Stated task
Quote the listing below in full and exactly as written, but omit every picture.

Source excerpt
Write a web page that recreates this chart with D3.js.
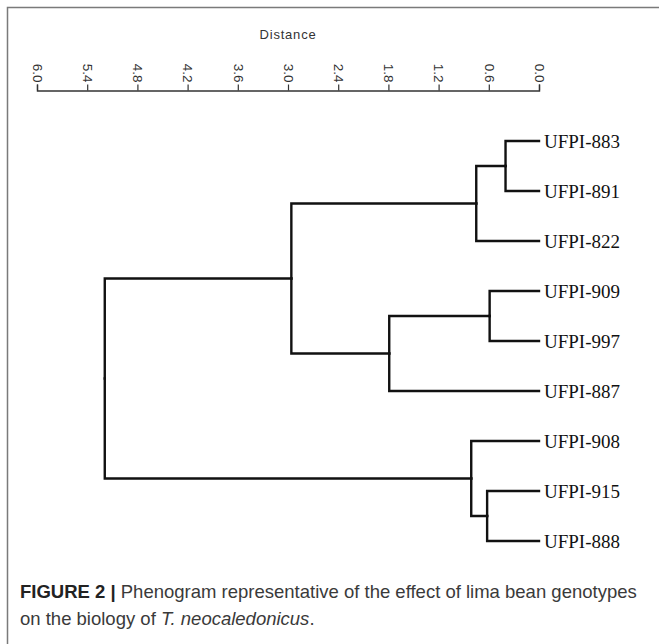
<!DOCTYPE html>
<html>
<head>
<meta charset="utf-8">
<script src="https://cdn.jsdelivr.net/npm/d3@7"></script>
<style>
  body { margin: 0; background: #fff; }
  svg { display: block; }
</style>
</head>
<body>
<script>
var width = 659,
    height = 644;

// leaf order, top to bottom
var leaves = ["UFPI-883", "UFPI-891", "UFPI-822", "UFPI-909", "UFPI-997",
              "UFPI-887", "UFPI-908", "UFPI-915", "UFPI-888"];

// [left child, right child, merge distance, cluster name]
var merges = [
    ["UFPI-883", "UFPI-891", 0.40, "c1"],
    ["c1", "UFPI-822", 0.75, "c2"],
    ["UFPI-909", "UFPI-997", 0.59, "c3"],
    ["c3", "UFPI-887", 1.79, "c4"],
    ["c2", "c4", 2.96, "c5"],
    ["UFPI-915", "UFPI-888", 0.62, "c6"],
    ["UFPI-908", "c6", 0.81, "c7"],
    ["c5", "c7", 5.19, "root"]
];

var tickValues = [6.0, 5.4, 4.8, 4.2, 3.6, 3.0, 2.4, 1.8, 1.2, 0.6, 0.0];
var axisTitle = "Distance";

var svg = d3.select("body")
    .append("svg")
        .attr("width", width)
        .attr("height", height);

// frame (only top and left edges fall inside the picture)
svg.append("path")
    .attr("d", "M7.5," + height + "V7.5H" + width)
    .attr("fill", "none")
    .attr("stroke", "#7a7a7a")
    .attr("stroke-width", 1.5);

var x = d3.scaleLinear()
    .domain([6.0, 0.0])
    .range([37, 539]);

var y = d3.scalePoint()
    .domain(leaves)
    .range([141, 541]);

// axis on top
var axis = svg.append("g")
    .attr("transform", "translate(0,90.5)")
    .call(d3.axisTop(x)
        .tickValues(tickValues)
        .tickFormat(d3.format(".1f"))
        .tickSizeOuter(0)
        .tickSize(6));

axis.attr("font-family", null).attr("font-size", null);
axis.select(".domain").attr("stroke", "#333").attr("stroke-width", 1.4);
axis.selectAll(".tick line").attr("stroke", "#333").attr("stroke-width", 1.2);
axis.selectAll(".tick text")
    .attr("transform", "rotate(90)")
    .attr("x", -8)
    .attr("y", 0)
    .attr("dy", "0.35em")
    .style("text-anchor", "end")
    .style("font-family", "'Liberation Sans', Arial, sans-serif")
    .style("font-size", "13.5px")
    .attr("fill", "#333");

svg.append("text")
    .attr("x", (x(6) + x(0)) / 2)
    .attr("y", 39)
    .attr("text-anchor", "middle")
    .style("font-family", "'Liberation Sans', Arial, sans-serif")
    .style("font-size", "13px")
    .style("letter-spacing", "0.8px")
    .attr("fill", "#333")
    .text(axisTitle);

// build the tree from the merge list
var nodes = {};
leaves.forEach(function(name) {
    nodes[name] = {name: name, dist: 0};
});
merges.forEach(function(m) {
    nodes[m[3]] = {name: m[3], dist: m[2], children: [nodes[m[0]], nodes[m[1]]]};
});

var root = d3.hierarchy(nodes["root"]);
root.eachAfter(function(n) {
    n.py = n.children ? d3.mean(n.children, function(c) { return c.py; }) : y(n.data.name);
});

svg.append("g")
    .selectAll("path")
    .data(root.links())
    .enter()
    .append("path")
        .attr("d", function(l) {
            return "M" + x(l.source.data.dist) + "," + l.source.py +
                   "V" + l.target.py + "H" + x(l.target.data.dist);
        })
        .attr("fill", "none")
        .attr("stroke", "#111")
        .attr("stroke-width", 2.4)
        .attr("stroke-linecap", "square");

svg.append("g")
    .selectAll("text")
    .data(root.leaves())
    .enter()
    .append("text")
        .attr("x", function(d) { return x(d.data.dist) + 5; })
        .attr("y", function(d) { return d.py; })
        .attr("dy", "0.35em")
        .style("font-family", "'Liberation Serif', 'Times New Roman', serif")
        .style("font-size", "19px")
        .attr("fill", "#111")
        .text(function(d) { return d.data.name; });

// caption
var caption = svg.append("g")
    .style("font-family", "'Liberation Sans', Arial, sans-serif")
    .style("font-size", "18.5px")
    .attr("fill", "#3a3a3a");

var line1 = caption.append("text").attr("x", 20).attr("y", 598);
line1.append("tspan").style("font-weight", "bold").attr("fill", "#222").text("FIGURE 2 | ");
line1.append("tspan").text("Phenogram representative of the effect of lima bean genotypes");

var line2 = caption.append("text").attr("x", 20).attr("y", 625);
line2.append("tspan").text("on the biology of ");
line2.append("tspan").style("font-style", "italic").text("T. neocaledonicus");
line2.append("tspan").text(".");
</script>
</body>
</html>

Finished answer
Write a web page that recreates this chart with D3.js.
<!DOCTYPE html>
<html>
<head>
<meta charset="utf-8">
<script src="https://cdn.jsdelivr.net/npm/d3@7"></script>
<style>
  body { margin: 0; background: #fff; }
  svg { display: block; }
</style>
</head>
<body>
<script>
var width = 659,
    height = 644;

// leaf order, top to bottom
var leaves = ["UFPI-883", "UFPI-891", "UFPI-822", "UFPI-909", "UFPI-997",
              "UFPI-887", "UFPI-908", "UFPI-915", "UFPI-888"];

// [left child, right child, merge distance, cluster name]
var merges = [
    ["UFPI-883", "UFPI-891", 0.40, "c1"],
    ["c1", "UFPI-822", 0.75, "c2"],
    ["UFPI-909", "UFPI-997", 0.59, "c3"],
    ["c3", "UFPI-887", 1.79, "c4"],
    ["c2", "c4", 2.96, "c5"],
    ["UFPI-915", "UFPI-888", 0.62, "c6"],
    ["UFPI-908", "c6", 0.81, "c7"],
    ["c5", "c7", 5.19, "root"]
];

var tickValues = [6.0, 5.4, 4.8, 4.2, 3.6, 3.0, 2.4, 1.8, 1.2, 0.6, 0.0];
var axisTitle = "Distance";

var svg = d3.select("body")
    .append("svg")
        .attr("width", width)
        .attr("height", height);

// frame (only top and left edges fall inside the picture)
svg.append("path")
    .attr("d", "M7.5," + height + "V7.5H" + width)
    .attr("fill", "none")
    .attr("stroke", "#7a7a7a")
    .attr("stroke-width", 1.5);

var x = d3.scaleLinear()
    .domain([6.0, 0.0])
    .range([37, 539]);

var y = d3.scalePoint()
    .domain(leaves)
    .range([141, 541]);

// axis on top
var axis = svg.append("g")
    .attr("transform", "translate(0,90.5)")
    .call(d3.axisTop(x)
        .tickValues(tickValues)
        .tickFormat(d3.format(".1f"))
        .tickSizeOuter(0)
        .tickSize(6));

axis.attr("font-family", null).attr("font-size", null);
axis.select(".domain").attr("stroke", "#333").attr("stroke-width", 1.4);
axis.selectAll(".tick line").attr("stroke", "#333").attr("stroke-width", 1.2);
axis.selectAll(".tick text")
    .attr("transform", "rotate(90)")
    .attr("x", -8)
    .attr("y", 0)
    .attr("dy", "0.35em")
    .style("text-anchor", "end")
    .style("font-family", "'Liberation Sans', Arial, sans-serif")
    .style("font-size", "13.5px")
    .attr("fill", "#333");

svg.append("text")
    .attr("x", (x(6) + x(0)) / 2)
    .attr("y", 39)
    .attr("text-anchor", "middle")
    .style("font-family", "'Liberation Sans', Arial, sans-serif")
    .style("font-size", "13px")
    .style("letter-spacing", "0.8px")
    .attr("fill", "#333")
    .text(axisTitle);

// build the tree from the merge list
var nodes = {};
leaves.forEach(function(name) {
    nodes[name] = {name: name, dist: 0};
});
merges.forEach(function(m) {
    nodes[m[3]] = {name: m[3], dist: m[2], children: [nodes[m[0]], nodes[m[1]]]};
});

var root = d3.hierarchy(nodes["root"]);
root.eachAfter(function(n) {
    n.py = n.children ? d3.mean(n.children, function(c) { return c.py; }) : y(n.data.name);
});

svg.append("g")
    .selectAll("path")
    .data(root.links())
    .enter()
    .append("path")
        .attr("d", function(l) {
            return "M" + x(l.source.data.dist) + "," + l.source.py +
                   "V" + l.target.py + "H" + x(l.target.data.dist);
        })
        .attr("fill", "none")
        .attr("stroke", "#111")
        .attr("stroke-width", 2.4)
        .attr("stroke-linecap", "square");

svg.append("g")
    .selectAll("text")
    .data(root.leaves())
    .enter()
    .append("text")
        .attr("x", function(d) { return x(d.data.dist) + 5; })
        .attr("y", function(d) { return d.py; })
        .attr("dy", "0.35em")
        .style("font-family", "'Liberation Serif', 'Times New Roman', serif")
        .style("font-size", "19px")
        .attr("fill", "#111")
        .text(function(d) { return d.data.name; });

// caption
var caption = svg.append("g")
    .style("font-family", "'Liberation Sans', Arial, sans-serif")
    .style("font-size", "18.5px")
    .attr("fill", "#3a3a3a");

var line1 = caption.append("text").attr("x", 20).attr("y", 598);
line1.append("tspan").style("font-weight", "bold").attr("fill", "#222").text("FIGURE 2 | ");
line1.append("tspan").text("Phenogram representative of the effect of lima bean genotypes");

var line2 = caption.append("text").attr("x", 20).attr("y", 625);
line2.append("tspan").text("on the biology of ");
line2.append("tspan").style("font-style", "italic").text("T. neocaledonicus");
line2.append("tspan").text(".");
</script>
</body>
</html>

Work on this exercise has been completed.